Recent easing in grocery price inflation will be welcomed by UK shoppers. However, figures remain high – and consumers continue to be concerned by rising supermarket bills.
Against this backdrop, bricks & mortar stores are being bolstered by consumer perceptions that the best deals can be found in store, rather than online. This has translated into higher occupier activity levels, and the delivery of new space is a strategic priority for most. So what spaces are they looking for?
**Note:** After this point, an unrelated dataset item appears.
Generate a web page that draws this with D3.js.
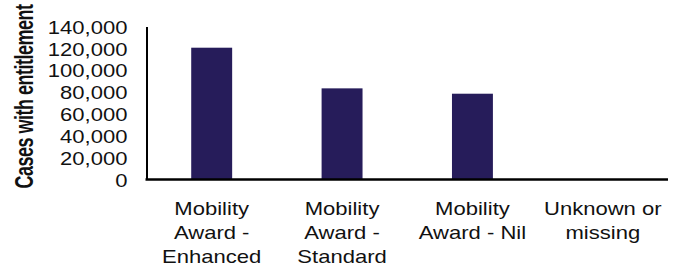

Convenience and midsize formats
CBRE’s Grocery Market View Report 2023 analysed the various trading formats grocers are expanding in. Despite traditional grocers having requirements for stores up to 70,000 sq ft (gross), these remain highly selective, and annual store openings are likely to be limited to a handful. Instead, grocers are largely focused on driving growth through expanding convenience formats, building on midsize store formats and investing in existing estates.
Asda, trading as Asda Express, now has three standalone convenience stores with plans to open a further 300 by the end of 2026. Sainsbury’s opened three new convenience stores in East Horsley, Ketley and Wapping last month, shortly after the opening of its new flagship midsized energy-efficient store in Hook in May.
Morrisons’ recent acquisition of McColl’s has enabled the grocer to significantly expand its convenience presence. It plans to renovate the majority of the 1,164 stores while expanding its midsized format with new store openings in Newcastle Great Park and Chelmsford.
The discounters, in particular, continue to report ambitious store expansion plans.
On the other side of the coin, when we consider the premium grocers, M&S continues to deliver its full-line store rotation programme. It’s focusing on the right stores, in the right place, with the right space. M&S plans to open over 100 food stores in the coming years, reaching 420 by full year 2025/26.
Investment activity
CBRE’s research shows that in 2022, supermarket investment volumes fell 60% when compared to the year prior, dropping to £579m from £1.37bn as a result of interest rate hikes combined with record low prime yields.
However, the continued optimism from the leading grocery brands is driving a welcome uptick in investment volumes, which reached £1.1bn in H1 2023. CBRE predicts there is a further circa £175m under offer or exchanged – a marked improvement in activity levels that reflects positive market sentiment. Furthermore, prime yields for supermarkets have stabilised at 5.25%, representing a 10-year high.
As other sub-sectors could well be challenged by stock availability in the next 12 to 18 months, supply levels in the supermarket sector are likely to be driven by the grocers themselves through sale and leaseback mechanisms. At a time of increasing debt costs, sale and leasebacks will continue to offer occupiers an efficient way to raise capital.
So as we move into Q4 2023, grocery-backed assets will remain one of the most resilient and active investment sectors.